Frances Kroll Ring can still see it, the afternoon she filled out an application at Rusty’s Employment Agency and drove out to meet a writer who was looking for a secretary.
It was April 1939, she was 22, a New York transplant. She had been in Southern California little more than a year. Now, at 92, Ring recalls, “At the agency they asked me if I knew Scott Fitzgerald and I said I wasn’t really sure. I hadn’t read Fitzgerald. I’d read Hemingway, who was the big muck-a-muck.”
By 1939, 14 years after The Great Gatsby, Fitzgerald had been forgotten. Now he was in Los Angeles to hack it out for the studios, struggling to support his wife, Zelda, institutionalised in North Carolina, and their daughter, Frances, known as Scottie, at a boarding school. Fitzgerald was an alcoholic recently recovered from a nervous breakdown; he hadn’t published a book in four years. He worked on The Love of the Last Tycoon, a Hollywood epic, with Ring’s assistance, for the last 20 months of his life. Unfinished at his death in December 1940, the book would be instrumental in rehabilitating Fitzgerald’s reputation when it was published in 1941.

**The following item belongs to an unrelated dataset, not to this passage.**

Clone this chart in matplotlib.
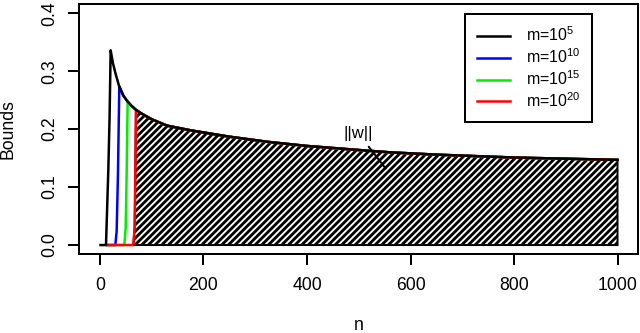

“He was fragile—the kind you wanted to help. He was very pale and had very blue eyes, and he was a charmer. He told me he was going to do a novel about Hollywood,” Ring says. “But he didn’t want anyone to know what he was doing.”
At the time he was seeing another woman—Sheilah Graham. She was the gossip columnist with whom Fitzgerald began a relationship in 1937. Graham visited him in the afternoons.